A true 50/50 shareholder split between the two companies would imply Glencore raising its offer to about 3.1 Glencore shares for each Xstrata one, analysts said.

David Cummings, the head of equities at Standard Life Investments, Xstrata's fourth-biggest shareholder with 2.15 per cent, echoed Mr Buxton's concerns.

"Although we see some merit in the merger, the proposed exchange ratio clearly undervalues Xstrata's assets and future earnings contribution. Consequently it is our intention to vote against the deal unless merger terms for Xstrata shareholders are materially improved," he said.

Although Schroders and Standard Life together control only 3.6 per cent of Xstrata's shares, their opposition will be worrying to Messrs Davis and Glasenberg for three reasons. First, they don't mince their words. Second, they are likely to represent only the tip of the iceberg of Xstrata shareholder discontent. We don't know how big the iceberg is, but reports suggest half of Xstrata's top 10 shareholders are angry that it has failed to engage with them on the terms of the deal and want a decent premium to compensate for the fact that its assets are "higher quality" than Glencore's.

And third, relatively little shareholder opposition is needed to scupper the deal. This is because Xstrata and Glencore have opted to implement the merger using a scheme of arrangement, which requires agreement from 75 per cent of shareholders – as opposed to a typical offer procedure, which needs only 50 per cent. Furthermore, Glencore already owns 34 per cent of Xstrata and will be unable to vote its holding on the deal. As a result, only 16.4 per cent of Xstrata's shareholders need to vote against the deal to block it.

Xstrata's Mr Davis put a brave face on the chances of the deal succeeding yesterday, saying: "We clearly now have to go to our shareholders and speak to them and take them through the transaction... We've got a long gestation period, we recognise that." He said the merger would "create a unique animal able to capture value right across the spectrum".

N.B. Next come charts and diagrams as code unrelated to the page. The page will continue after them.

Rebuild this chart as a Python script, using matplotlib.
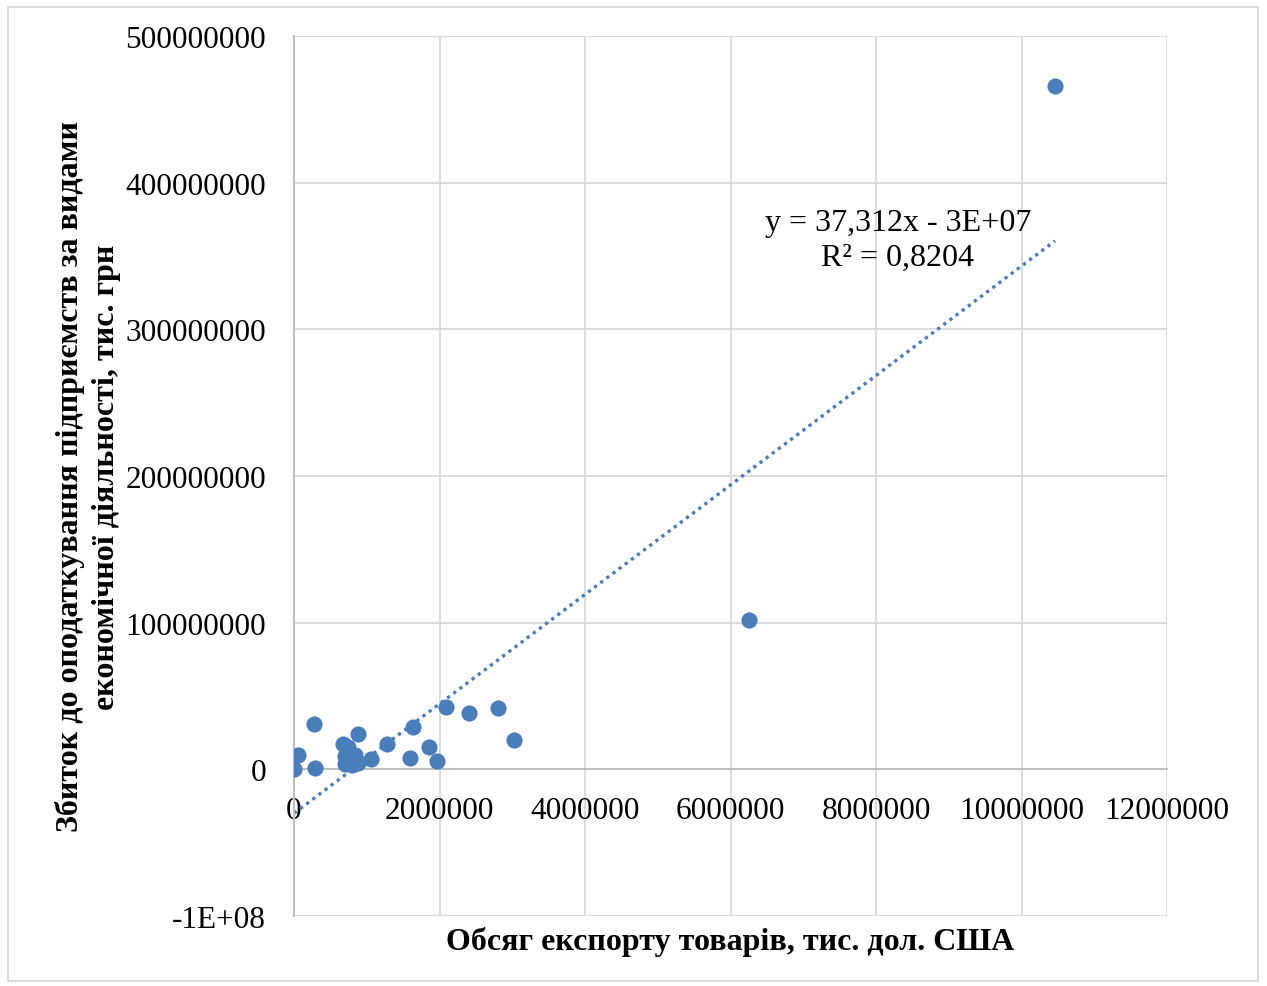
import matplotlib
matplotlib.use("Agg")
import matplotlib.pyplot as plt
from matplotlib.ticker import FuncFormatter, MultipleLocator
from matplotlib.patches import Rectangle
import numpy as np

# Data (export volume, thousand USD ; loss before tax, thousand UAH)
export_volume = [0, 55000, 275000, 285000, 680000, 875000, 700000, 740000, 770000,
                 700000, 800000, 880000, 840000, 1060000, 1280000, 1630000, 1590000,
                 1860000, 1970000, 2090000, 2400000, 2800000, 3020000, 6250000, 10460000]
loss_before_tax = [0, 9.5e6, 31e6, 0.7e6, 17e6, 24e6, 9e6, 15e6, 7e6,
                   3.4e6, 3e6, 4e6, 10e6, 7e6, 17e6, 29e6, 8e6,
                   15.5e6, 6e6, 42.5e6, 38.6e6, 42e6, 20e6, 101.6e6, 466e6]
trend_slope = 37.312
trend_intercept = -3e7
equation_text = "y = 37,312x - 3E+07\nR² = 0,8204"
x_label = "Обсяг експорту товарів, тис. дол. США"
y_label = "Збиток до оподаткування підприємств за видами\nекономічної діяльності, тис. грн"

plt.rcParams['font.family'] = ['Liberation Serif', 'DejaVu Serif']

fig = plt.figure(figsize=(12.67, 9.87), dpi=100)
ax = fig.add_axes([294/1267, 1-917/987, (1167-294)/1267, (917-37)/987])

blue = '#4a7ebb'
grid_c = '#d9d9d9'

xs = np.array(export_volume)
xt = np.array([xs.min(), xs.max()])
ax.plot(xt, trend_slope*xt + trend_intercept, linestyle=(0, (1, 1.3)), color=blue,
        linewidth=2.4, zorder=2)
ax.scatter(export_volume, loss_before_tax, s=135, color=blue, zorder=3, linewidths=0)

ax.set_xlim(0, 12000000)
ax.set_ylim(-1e8, 5e8)
ax.xaxis.set_major_locator(MultipleLocator(2000000))
ax.yaxis.set_major_locator(MultipleLocator(1e8))

def yfmt(v, p):
    if abs(v + 1e8) < 1:
        return "-1E+08"
    return f"{int(round(v))}"
ax.yaxis.set_major_formatter(FuncFormatter(yfmt))
ax.xaxis.set_major_formatter(FuncFormatter(lambda v, p: f"{int(round(v))}"))

ax.grid(True, color=grid_c, linewidth=1.3, zorder=0)
ax.set_axisbelow(True)
for s in ['top', 'right']:
    ax.spines[s].set_visible(False)
ax.spines['bottom'].set_position(('data', 0))
ax.spines['bottom'].set_color('#bfbfbf')
ax.spines['bottom'].set_linewidth(1.5)
ax.spines['left'].set_color('#bfbfbf')
ax.spines['left'].set_linewidth(1.5)
ax.tick_params(axis='both', length=0, labelsize=22.5, colors='black')
ax.tick_params(axis='x', pad=19)
ax.tick_params(axis='y', pad=20)

ax.text(8.30e6, 361e6, equation_text, ha='center', va='center', fontsize=23,
        linespacing=1.25)

fig.text(730.5/1267, 1-942/987, x_label, ha='center', va='center', fontsize=23,
         fontweight='bold')
fig.text(88/1267, 1-477/987, y_label, ha='center', va='center', rotation=90,
         fontsize=23, fontweight='bold', linespacing=1.3)

fig.patches.append(Rectangle((8/1267, 1-982/987), 1250/1267, 974/987,
                             transform=fig.transFigure, fill=False,
                             edgecolor=grid_c, linewidth=1.3))

fig.savefig('out.png', dpi=100)
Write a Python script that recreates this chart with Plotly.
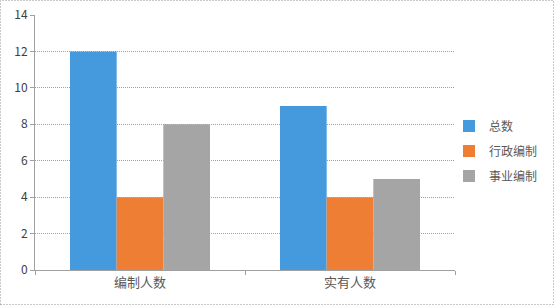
import plotly.graph_objects as go

categories = ["编制人数", "实有人数"]
series_names = ["总数", "行政编制", "事业编制"]
total = [12, 9]
admin = [4, 4]
inst = [8, 5]
colors = ["#4599DD", "#EE7E33", "#A5A5A5"]
tick_vals = [0, 2, 4, 6, 8, 10, 12, 14]

W, H = 555, 305
L, R, T, B = 35, 100, 15, 35
pw, ph = W - L - R, H - T - B

def px_x(p):
    return (p - L) / pw

def px_y(p):
    return (T + ph - p) / ph

fig = go.Figure()
for i, (name, vals, c) in enumerate(zip(series_names, [total, admin, inst], colors)):
    fig.add_trace(go.Bar(x=categories, y=vals, name=name, legendgroup=str(i),
                         marker=dict(color=c, line=dict(width=0))))

fig.update_layout(
    width=W, height=H,
    margin=dict(l=L, r=R, t=T, b=B, autoexpand=False),
    barmode="group", bargap=1/3, bargroupgap=0,
    plot_bgcolor="white", paper_bgcolor="white",
    font=dict(family="Noto Sans CJK SC, sans-serif", color="#404040", size=12),
    showlegend=True,
    legend=dict(x=px_x(449), y=px_y(151), xanchor="left", yanchor="middle",
                font=dict(size=12, color="#595959"), itemwidth=30, tracegroupgap=6,
                bgcolor="rgba(0,0,0,0)"),
    xaxis=dict(showline=True, linecolor="#A0A0A0", linewidth=1, ticks="outside",
               tickson="boundaries", ticklen=4, tickcolor="#A0A0A0",
               tickfont=dict(size=13, color="#595959"), showgrid=False),
    yaxis=dict(range=[0, 14], tickvals=tick_vals, showline=True, linecolor="#A0A0A0",
               linewidth=1, showgrid=True, gridcolor="#A0A0A0", griddash="1px,1px",
               gridwidth=1, zeroline=False, tickfont=dict(size=12, color="#404040"),
               ticks="outside", ticklen=4, tickcolor="#A0A0A0"),
    shapes=[dict(type="rect", xref="paper", yref="paper",
                 x0=px_x(0.5), x1=px_x(553.5), y0=px_y(304.5), y1=px_y(0.5),
                 line=dict(color="#909090", width=1, dash="1px,2px"))],
)
fig.write_html("out.html")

Analysts seem divided on whether Xstrata and Glencore will be able to get their deal past shareholders at yesterday's agreed price or whether they will have to sweeten it.

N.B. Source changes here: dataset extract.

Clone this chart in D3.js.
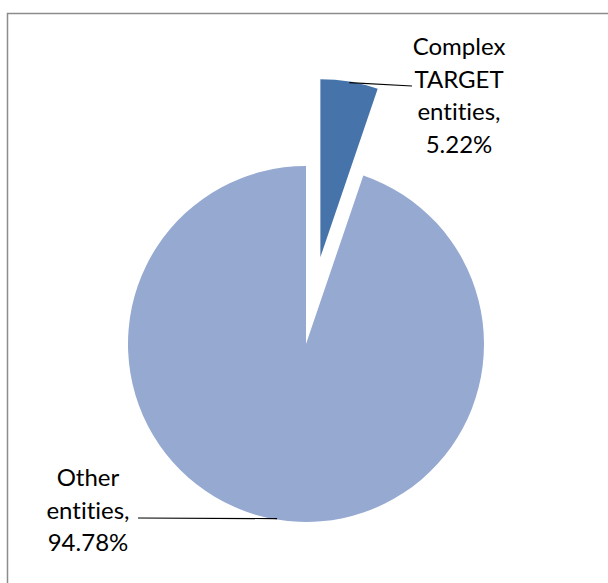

Pointing to Xstrata's substantial mining operations, Charles Stanley analyst Tom Gidley-Kitchin said: "Xstrata comes with a dowry because it can push its product through Glencore. Nearly all the synergies come from Xstrata, which is an argument for some sort of a premium.

"It's possible Glencore will sweeten the deal with a small element of cash or by increasing the ratio to 2.9 or 3," he said, adding that the transaction could conceivably go through at the current level.

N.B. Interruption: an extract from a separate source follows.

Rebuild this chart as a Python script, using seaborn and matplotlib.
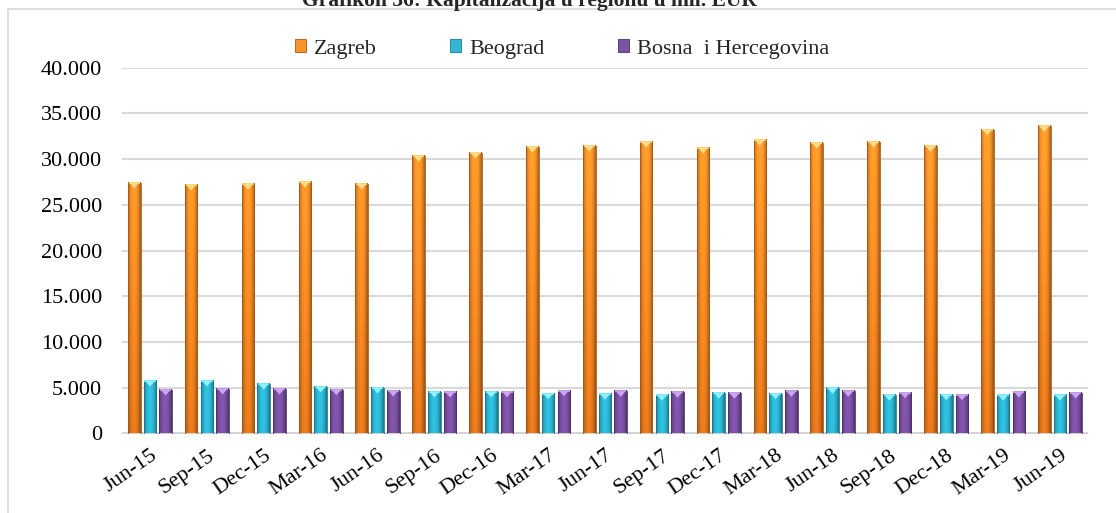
import numpy as np
import pandas as pd
import matplotlib
matplotlib.use("Agg")
import matplotlib.pyplot as plt
import seaborn as sns
from matplotlib.patches import Polygon, Patch
from matplotlib.lines import Line2D
from matplotlib.ticker import FuncFormatter, MultipleLocator
from matplotlib.colors import to_rgb

# ---- data (mil. EUR) ----
periods = ["Jun-15", "Sep-15", "Dec-15", "Mar-16", "Jun-16", "Sep-16", "Dec-16",
           "Mar-17", "Jun-17", "Sep-17", "Dec-17", "Mar-18", "Jun-18", "Sep-18",
           "Dec-18", "Mar-19", "Jun-19"]
zagreb = [27420, 27170, 27250, 27500, 27280, 30340, 30670, 31330, 31440, 31870,
          31220, 32090, 31770, 31870, 31400, 33220, 33590]
beograd = [5740, 5740, 5410, 5080, 4980, 4540, 4540, 4350, 4290, 4180,
           4400, 4350, 4940, 4180, 4240, 4180, 4180]
bih = [4760, 4870, 4870, 4790, 4650, 4540, 4570, 4680, 4610, 4510,
       4400, 4610, 4610, 4460, 4240, 4540, 4430]
markets = ["Zagreb", "Beograd", "Bosna  i Hercegovina"]
title = "Grafikon 36: Kapitalizacija u regionu u mil. EUR"

df = pd.DataFrame({
    "period": periods * 3,
    "market": np.repeat(markets, len(periods)),
    "value": zagreb + beograd + bih,
})

# colour styling per market: (bottom, top, cap, edge)
style = {
    "Zagreb": ("#D6701A", "#F8942A", "#FFDE85", "#A85812"),
    "Beograd": ("#2AAECB", "#31B6D3", "#8EF2FF", "#1A7890"),
    "Bosna  i Hercegovina": ("#764C9C", "#7C52A3", "#CDA6F2", "#4E2F6E"),
}
palette = {m: style[m][1] for m in markets}

sns.set_theme(style="white")
plt.rcParams["font.family"] = ["Liberation Serif", "DejaVu Serif"]

W, H = 1116, 513
fig = plt.figure(figsize=(W / 100, H / 100), dpi=100)
ax_left, ax_right = 121.6, 1088.4
ax_top, ax_bottom = 67.7, 433.5
ax = fig.add_axes([ax_left / W, (H - ax_bottom) / H,
                   (ax_right - ax_left) / W, (ax_bottom - ax_top) / H])

sns.barplot(data=df, x="period", y="value", hue="market", order=periods,
            hue_order=markets, palette=palette, saturation=1, width=0.83,
            gap=0.2, errorbar=None, legend=False, ax=ax, zorder=3)

ax.set_xlim(-0.5, len(periods) - 0.5)
ax.set_ylim(0, 40000)

# pixels -> data units on the value axis
px_to_val = 40000 / (ax_bottom - ax_top)


def lerp(c0, c1, f):
    return c0 + (c1 - c0) * f


# cylinder-like shading and a light cap on every bar
n_per = len(periods)
for i, patch in enumerate(ax.patches[: 3 * n_per]):
    market = markets[i // n_per]
    bottom_c, top_c, cap_c, edge_c = style[market]
    x0, w = patch.get_x(), patch.get_width()
    h = patch.get_height()
    nx, ny = 40, 80
    t = np.linspace(0, 1, nx)
    prof = 0.70 + 0.42 * np.sin(np.pi * np.clip(t * 1.05, 0, 1)) ** 0.7
    s = np.linspace(0, 1, ny)
    frac = np.clip(s * h / 34000, 0, 1)
    c0, c1 = np.array(to_rgb(bottom_c)), np.array(to_rgb(top_c))
    col = lerp(c0[None, :], c1[None, :], frac[:, None])  # (ny, 3)
    img = np.clip(col[:, None, :] * prof[None, :, None], 0, 1)
    ax.imshow(img, extent=(x0, x0 + w, 0, h), origin="lower", aspect="auto",
              interpolation="bilinear", zorder=3.5)
    patch.set_edgecolor(edge_c)
    patch.set_linewidth(0.6)
    patch.set_zorder(3.6)
    patch.set_facecolor("none")
    xc = x0 + w / 2
    dh = 5.5 * px_to_val
    tri = Polygon([[x0 + 0.12 * w, h], [x0 + 0.88 * w, h], [xc, h - dh]],
                  closed=True, facecolor=cap_c, edgecolor="none", zorder=3.8)
    ax.add_patch(tri)
    ax.plot([x0 + 0.05 * w, x0 + 0.95 * w], [h, h], color=cap_c, lw=1.2,
            solid_capstyle="butt", zorder=3.9)

ax.set_xlim(-0.5, len(periods) - 0.5)
ax.set_ylim(0, 40000)

# grid, baseline, spines
ax.yaxis.set_major_locator(MultipleLocator(5000))
ax.yaxis.grid(True, color="#D9D9D9", lw=1.5)
ax.xaxis.grid(False)
ax.set_axisbelow(True)
for sp in ax.spines.values():
    sp.set_visible(False)
ax.axhline(0, color="#D2D2D2", lw=3.5, zorder=2)

ax.yaxis.set_major_formatter(FuncFormatter(lambda v, _: f"{int(v):,}".replace(",", ".")))
ax.tick_params(axis="y", length=0, labelsize=16, pad=14, colors="black")
ax.set_xticks(range(len(periods)))
ax.set_xticklabels(periods, rotation=35, ha="right", rotation_mode="anchor")
ax.tick_params(axis="x", length=0, labelsize=16, pad=9, colors="black")
ax.set_xlabel("")
ax.set_ylabel("")

# legend across the top
handles = [Patch(facecolor=style[m][1], edgecolor=style[m][3], lw=0.6) for m in markets]
fig.legend(handles, markets, loc="center", bbox_to_anchor=(562 / W, 1 - 49 / H),
           ncol=3, frameon=False, fontsize=16, handlelength=0.5, handleheight=0.5,
           handletextpad=0.35, columnspacing=3.3, borderpad=0, borderaxespad=0)

# title and outer frame lines
fig.text(529 / W, 1 - 6 / H, title, ha="center", va="baseline", fontsize=15.5,
         fontweight="bold")
fig.add_artist(Line2D([8 / W, 1], [1 - 9 / H, 1 - 9 / H], transform=fig.transFigure,
                      color="#D9D9D9", lw=1.2))
fig.add_artist(Line2D([8 / W, 8 / W], [0, 1 - 9 / H], transform=fig.transFigure,
                      color="#D9D9D9", lw=1.2))

fig.savefig("out.png", dpi=100)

With Xstrata's shares down 4.5 per cent and Glencore's by 3.8 per cent, the market seems to think that Xstrata risks selling itself short and that Glencore may have to raise its price or walk away.

First among equals

Mick "The Miner" Davis and Ivan Glasenberg were in good form yesterday as they outlined plans to merge their companies.

Radiating charm and amiability, the South Africans answered The Independent's questions with good humour, at odds with their reputations for being intense, competitive and egotistical. But their humour may be tested in coming months, as Mr Glasenberg gets used to sitting on the deputy's stool.

Asked if being demoted to second fiddle might be a problem, the Glencore boss was emphatic that "it's not a big issue", explaining that Mr Davis would look after the mining side ofthings and he wouldrun commodities.

Still, Mr Davis will be the boss, while Mr Glasenberg, who will be the enlarged group's biggest shareholder with about 7 per cent, won't.

"It is not a matter of who's working for who. Mick is CEO but we work together. Mick will lead it well," he said. It will be interesting to see how it pans out.